Someone over at IBM Developerworks who prefers anonymity writes "Depending on what you want to do, there is probably a commercial or free distro built on the Eclipse platform waiting for you. From C/C++, Ruby, PHP, Groovy, Java, and Web development, you can use an IDE built on Eclipse to help you. The big question is: Which Eclipse distribution is right for you?"

6 of 78 comments (clear)

  1. Web Development by antimatter15 · · Score: 3, Informative

    I use the http://aptana.com/ eclipse distribution for web development. Its great for PHP, RoR, JavaScript, HTML, etc. But I don't see it mentioned anywhere

  2. None of them by jlarocco · · Score: 3, Informative

    Eclipse sucks. It uses 10x more memory than it should, it's a gigantic download, it's slow, the user interface is annoying, it takes forever to start, getting support for new file types requires downloading dozens of megabytes of "plugins", the autocomplete is slow, it only allows you to do one thing at a time (i.e. try configuring build settings and starting a build at the same time), outside of installing (or creating) a new "plugin" it's not very customizable, different "project" types have radically different interfaces, ...

    I could go on all day. I'll stick with Emacs, thanks.

  3. It's not the "in" opinion.. but.. by Anrego · · Score: 4, Informative

    I actually like eclipse.

    It's ability to deal with multiple languages, and especially it's perspective system makes my job a lot easier.

    I think there are really two reasons people don't like eclipse.

    The first is obvious. It's a bloated resource hungry Java application. I definitely agree with this. For eclipse to be usable you need a pretty beefy machine. A lot of people refuse to use eclipse, even if they have a powerful machine, just on the principle that it is so damned bloated.

    The second is that the "out of the box" settings are terrible. Toolbars are in awkward places, important options are buried, and of course things like "highlighting occurrences", something I have _never_ understood the point of, are enabled by default. Eclipse takes a fair bit of tweaking before it becomes usable.

  4. Re:Whichever one doesn't require Java by setagllib · · Score: 4, Informative

    Right, because with an installer that occupies an entire DVD, Visual Studio is *so* much leaner than Eclipse' 100-200MB + JRE.

    You can fit Eclipse with JDT, CDT, PyDev, RDT, Subclipse, WST, DTP, etc. and the JDK (which includes source and documentation for the entire API), Python, Ruby, and heaps more, on one CD, with room left over. I know because I've done it. 7zip is your friend.

    --
    Sam ty sig.
  5. You are wrong, Eclipse has its uses by Mantaar · · Score: 4, Informative

    You're wrong. Most people are. That's because they don't know about the awesomeness that is eclim. It's a nifty little plugin that keeps a headless Eclipse instance running and exports its features to vim. So you can have automatic code highlighting, manage your classpath efficiently, have your get/setters done automatically, auto-completion, auto-whatnot.

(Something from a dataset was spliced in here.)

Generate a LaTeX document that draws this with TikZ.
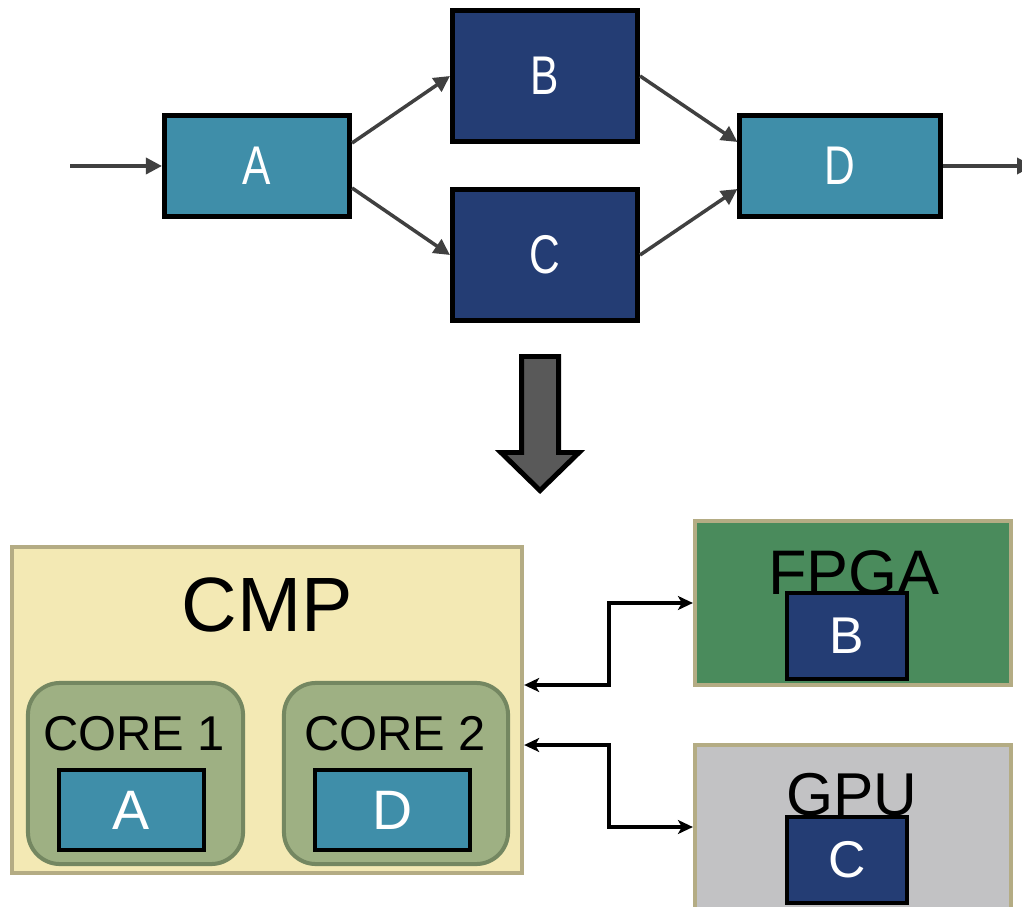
\documentclass[tikz,border=0pt]{standalone}
\usepackage{fontspec}
\setmainfont{Liberation Sans}
\newfontfamily\narrowsf[FakeStretch=0.78]{Liberation Sans}
\usetikzlibrary{arrows.meta,calc}
\definecolor{tealA}{HTML}{3F8EA9}
\definecolor{navyB}{HTML}{243D74}
\definecolor{arrowgray}{HTML}{404040}
\definecolor{bigarrow}{HTML}{595959}
\definecolor{cmpfill}{HTML}{F3E9B4}
\definecolor{tanB}{HTML}{B4AC84}
\definecolor{corefill}{HTML}{9EB083}
\definecolor{coreline}{HTML}{748761}
\definecolor{fpgafill}{HTML}{4A8B5C}
\definecolor{gpufill}{HTML}{C2C2C4}
\begin{document}
\begin{tikzpicture}[x=0.01cm,y=-0.01cm,
  task/.style={draw=black, line width=1.42pt, text=white, inner sep=0pt,
    font=\narrowsf\fontsize{15.5}{17}\selectfont},
  tealbox/.style={task, fill=tealA},
  navybox/.style={task, fill=navyB},
  flow/.style={draw=arrowgray, line width=1pt, -{Triangle[length=1.6mm,width=1.6mm]}},
  chip/.style={draw=tanB, line width=1.14pt, inner sep=0pt},
  corebox/.style={draw=coreline, fill=corefill, line width=1.14pt, rounded corners=0.32cm, inner sep=0pt},
  smallbox/.style={draw=black, line width=1.14pt, text=white, inner sep=0pt},
  link/.style={draw=black, line width=1pt,
    {Stealth[length=1.5mm,width=1.4mm,inset=0.4mm]}-{Stealth[length=1.5mm,width=1.4mm,inset=0.4mm]}},
  lbl/.style={anchor=base, inner sep=0pt, text=black}
]
\useasboundingbox (0,0) rectangle (1022,907);
\clip (0,0) rectangle (1022,907);

% ---------- top task graph ----------
\node[tealbox, minimum width=1.85cm, minimum height=1.0cm] (A) at (257,166) {A};
\node[navybox, minimum width=1.85cm, minimum height=1.31cm] (B) at (545,76) {B};
\node[navybox, minimum width=1.85cm, minimum height=1.31cm] (C) at (545,255) {C};
\node[tealbox, minimum width=2.0cm, minimum height=1.0cm] (D) at (840,166) {D};

\coordinate (in) at (70,166);
\coordinate (out) at (1033,166);
\draw[flow] (in) -- (A.west);
\draw[flow] ($(A.east)+(0,-23)$) -- (B.west);
\draw[flow] ($(A.east)+(0,22)$) -- (C.west);
\draw[flow] (B.east) -- ($(D.west)+(0,-24)$);
\draw[flow] (C.east) -- ($(D.west)+(0,23)$);
\draw[flow] (D.east) -- (out);

% ---------- big down arrow ----------
\draw[fill=bigarrow, line width=1.42pt, line join=miter]
  (521.5,356.5) -- (558.5,356.5) -- (558.5,452.5) -- (579,452.5)
  -- (540,490.5) -- (501,452.5) -- (521.5,452.5) -- cycle;

% ---------- CMP ----------
\node[chip, fill=cmpfill, minimum width=5.10cm, minimum height=3.26cm] (CMP) at (267,710) {};
\node[lbl, font=\fontsize{21.9}{24}\selectfont] (cmplbl) at (267,631) {CMP};
\node[corebox, minimum width=2.15cm, minimum height=1.81cm] (core1) at (135.5,773.5) {};
\node[corebox, minimum width=2.24cm, minimum height=1.81cm] (core2) at (396,773.5) {};
\node[lbl, font=\fontsize{13.9}{16}\selectfont] (core1lbl) at (134,750) {CORE 1};
\node[lbl, font=\fontsize{13.9}{16}\selectfont] (core2lbl) at (395,750) {CORE 2};
\node[smallbox, fill=tealA, minimum width=1.45cm, minimum height=0.80cm,
  font=\fontsize{15.8}{17}\selectfont] (sA) at (131.5,810) {A};
\node[smallbox, fill=tealA, minimum width=1.55cm, minimum height=0.80cm,
  font=\fontsize{15.8}{17}\selectfont] (sD) at (392.5,810) {D};

% ---------- FPGA ----------
\node[chip, fill=fpgafill, minimum width=3.16cm, minimum height=1.64cm] (FPGA) at (853,603) {};
\node[lbl, font=\fontsize{17.9}{20}\selectfont] (fpgalbl) at (854,594) {FPGA};
\node[smallbox, fill=navyB, minimum width=1.20cm, minimum height=0.86cm,
  font=\fontsize{14.7}{16}\selectfont] (sB) at (847,636) {B};

% ---------- GPU ----------
\node[chip, fill=gpufill, minimum width=3.16cm, minimum height=1.64cm] (GPU) at (853,827) {};
\node[lbl, font=\fontsize{17.2}{20}\selectfont] (gpulbl) at (852,815) {GPU};
\node[smallbox, fill=navyB, minimum width=1.20cm, minimum height=0.86cm,
  font=\fontsize{14.7}{16}\selectfont] (sC) at (847,860) {C};

% ---------- links ----------
\draw[link] ($(CMP.east)+(0,-25)$) -- ++(85,0) |- (FPGA.west);
\draw[link] ($(CMP.east)+(0,35)$) -- ++(85,0) |- (GPU.west);
\end{tikzpicture}
\end{document}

    It's great! Give it a try. I would never use Eclipse itself, but I wouldn't want to miss eclim...

    --
    I'm an infovore...
  6. PIDA, it loves you! by Shazow · · Score: 4, Informative

    I use PIDA, because it loves me.

    It's more of an IDE "container" that handles things like file browsing, buffer management, multiple projects, consoles, TODO/FIXME comments, pastebin, and more. It supports vim, emacs, and others. Makes life much easier. Personally, I use the vim mode.

    Nothing quite like having an IDE tell me it loves me each morning.